I first saw this recipe over at Baking Mum, and immediately it got me curious. Condensed milk? I love condensed milk in my kopi and teh, the local coffee and tea, but it isn’t an ingredient I’ve tried much in baking cakes. I’ve seen some Asian food blogs using the milk in butter cakes and its variations, and have always wondered about the flavour.
The condensed milk adds a really nice subtle sweetness to the cream cheese. Condensed milk has its own milky sweetness, it almost reminds me of butterscotch but without the caramel undertones. I think most people won’t realise its condensed milk until you tell them it’s actually in there!
I’ve tweaked the way this recipe is made a little – tried the original three times, and twice it didn’t quite rise properly. It might be because I’m in impatient and don’t want to bake it at a lower temperature for 1 hour 45 minutes :p In the end I made it more like a chiffon cake, separated the eggs, and instead of greasing the pan, I used a pan with a detachable bottom so that the cake could ‘climb’ and rise properly.
The recipe itself is wonderful, do try out the original instructions and see which you prefer. I have a feeling the final product will be a light, creamier cheesecake due to the lower temperature baking.

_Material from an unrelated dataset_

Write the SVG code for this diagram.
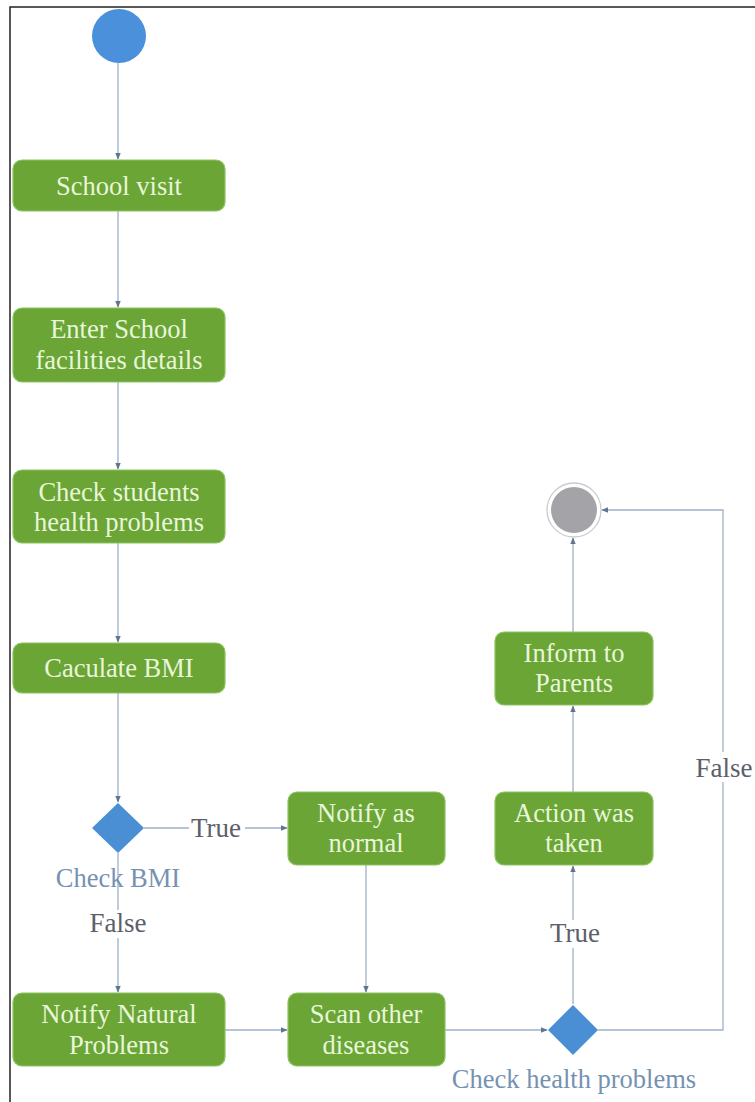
<svg xmlns="http://www.w3.org/2000/svg" width="755" height="1102" viewBox="0 0 755 1102">
<style>
.box{fill:#6aa536;stroke:#8cc35e;stroke-width:1.2}
.bt{font-family:"Liberation Serif","Times New Roman",serif;font-size:26.5px;fill:#e9f6da;text-anchor:middle}
.lbl{font-family:"Liberation Serif","Times New Roman",serif;font-size:27px;fill:#5c6068;text-anchor:middle}
.dl{font-family:"Liberation Serif","Times New Roman",serif;font-size:26.5px;fill:#7592b2;text-anchor:middle}
.con{fill:none;stroke:#9fb0c8;stroke-width:1.3}
.dia{fill:#4a8fd4}
</style>
<defs>
<marker id="arr" viewBox="0 0 10 10" refX="9" refY="5" markerWidth="7" markerHeight="7" orient="auto" markerUnits="userSpaceOnUse">
<path d="M0,1 L10,5 L0,9 z" fill="#607690"/>
</marker>
</defs>
<rect width="755" height="1102" fill="#ffffff"/>
<path d="M10,1102 L10,7 L755,7" fill="none" stroke="#222" stroke-width="1.5"/>

<g id="connectors">
<path class="con" d="M118,63 L118,159" marker-end="url(#arr)"/>
<path class="con" d="M118,211 L118,307" marker-end="url(#arr)"/>
<path class="con" d="M118,382 L118,469" marker-end="url(#arr)"/>
<path class="con" d="M118,543 L118,642" marker-end="url(#arr)"/>
<path class="con" d="M118,693 L118,802" marker-end="url(#arr)"/>
<path class="con" d="M144,828 L287,828" marker-end="url(#arr)"/>
<path class="con" d="M118,853 L118,992" marker-end="url(#arr)"/>
<path class="con" d="M366,865 L366,992" marker-end="url(#arr)"/>
<path class="con" d="M225,1030 L287,1030" marker-end="url(#arr)"/>
<path class="con" d="M445,1030 L547,1030" marker-end="url(#arr)"/>
<path class="con" d="M573,1004 L573,866" marker-end="url(#arr)"/>
<path class="con" d="M573,792 L573,706" marker-end="url(#arr)"/>
<path class="con" d="M573,632 L573,538" marker-end="url(#arr)"/>
<path class="con" d="M598,1030 L723,1030 L723,510 L602,510" marker-end="url(#arr)"/>
<rect x="189" y="814" width="56" height="26" fill="#ffffff"/>
<text class="lbl" x="216" y="837">True</text>
<rect x="88" y="910" width="60" height="28" fill="#ffffff"/>
<text class="lbl" x="118" y="932">False</text>
<rect x="549" y="920" width="52" height="28" fill="#ffffff"/>
<text class="lbl" x="575" y="942">True</text>
<rect x="695" y="752" width="60" height="30" fill="#ffffff"/>
<text class="lbl" x="724" y="777">False</text>
</g>

<g id="start"><circle cx="119" cy="36" r="27" fill="#4a90da"/></g>

<g id="school-visit">
<rect class="box" x="13" y="160" width="212" height="51" rx="9"/>
<text class="bt" x="119" y="195">School visit</text>
</g>

<g id="enter-facilities">
<rect class="box" x="13" y="308" width="212" height="74" rx="9"/>
<text class="bt" x="119" y="338">Enter School</text>
<text class="bt" x="119" y="369">facilities details</text>
</g>

<g id="check-students">
<rect class="box" x="13" y="470" width="212" height="73" rx="9"/>
<text class="bt" x="119" y="501">Check students</text>
<text class="bt" x="119" y="531">health problems</text>
</g>

<g id="calculate-bmi">
<rect class="box" x="13" y="643" width="212" height="50" rx="9"/>
<text class="bt" x="119" y="677">Caculate BMI</text>
</g>

<g id="check-bmi">
<path class="dia" d="M118,803 L144,828 L118,853 L92,828 z"/>
<text class="dl" x="118" y="887">Check BMI</text>
</g>

<g id="notify-normal">
<rect class="box" x="288" y="792" width="157" height="73" rx="9"/>
<text class="bt" x="366" y="822">Notify as</text>
<text class="bt" x="366" y="852">normal</text>
</g>

<g id="notify-natural">
<rect class="box" x="13" y="993" width="212" height="73" rx="9"/>
<text class="bt" x="119" y="1023">Notify Natural</text>
<text class="bt" x="119" y="1054">Problems</text>
</g>

<g id="scan-diseases">
<rect class="box" x="288" y="993" width="157" height="73" rx="9"/>
<text class="bt" x="366" y="1023">Scan other</text>
<text class="bt" x="366" y="1054">diseases</text>
</g>

<g id="check-health">
<path class="dia" d="M573,1005 L598,1030 L573,1055 L548,1030 z"/>
<text class="dl" x="574" y="1088">Check health problems</text>
</g>

<g id="action-taken">
<rect class="box" x="495" y="792" width="158" height="73" rx="9"/>
<text class="bt" x="574" y="822">Action was</text>
<text class="bt" x="574" y="852">taken</text>
</g>

<g id="inform-parents">
<rect class="box" x="495" y="632" width="158" height="73" rx="9"/>
<text class="bt" x="574" y="662">Inform to</text>
<text class="bt" x="574" y="692">Parents</text>
</g>

<g id="end">
<circle cx="574" cy="510" r="27" fill="#ffffff" stroke="#c9ccd2" stroke-width="1.3"/>
<circle cx="574" cy="510" r="23" fill="#a3a3a8"/>
</g>
</svg>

The one I’m going to share below will produce a lighter cheesecake, that still remains soft softness when chilled. At the moment I’m using a 7-inch pan which might be a bit small as the top of the cake rose quite a bit in the oven. It shrinks once it’s out of the oven which resulted in the cracks at the top of the cake. I’ll be testing this with an 8 inch soon, and will see how it turns out!
- 4 eggs, yolks and whites separated
- 50g condensed milk
- 50g plain flour, sifted
- 100g cream cheese
- 45g melted butter (the original uses 35ml oil)
- 2 tsp lemon
- 45g castor sugar
1. Preheat oven at 175°C / 350°F.
2. Melt the cream cheese with a double boiler or microwave. Once the cream cheese has melted, whisk it till smooth.
3. Add in the eggs yolks, condensed milk and 1 tsp lemon juice. Whisk until completely smooth.
4. Heat the melted butter in a pan or in the microwave. Pour the melted butter over the flour to make a roux - mix it until it becomes a smooth.
5. Add the roux into the cream cheese mixture, again whisk until smooth. Set this aside.
6. In a separate bowl, beat the egg whites until foamy, then add the remaining lemon juice and the sugar. Continue beating until the egg white forms stiff peaks.
7. Fold 1/3 of the meringue into the cream cheese mixture. Fold in the remaining meringue in 2 batches, careful not to deflate the meringue!
9. Pour the batter into the baking tin.
10. We're be baking this in a waterbath. You can 1) wrap the sides of the baking tin with aluminium foil (so that the water doesn't seep into the batter!) and place the tin in a pan of water, or 2) place the pan of water at the bottom of your oven and bake your cake in the middle rack.
11. Bake for 175 for 45 minutes, before lowering the temperature to 150°C / 300°F and bake it for 15 minutes longer. If the top is browning too quickly, cover the cake with a piece of aluminium foil.
12. Once the 15 minutes is up, turn off the oven and leave the cake inside for about 10 minutes more.
13. Remove the cake from the oven, and leave it to cool inverted on the cooling rack.
14. Remove the cake from the tin once it has been cooled completely.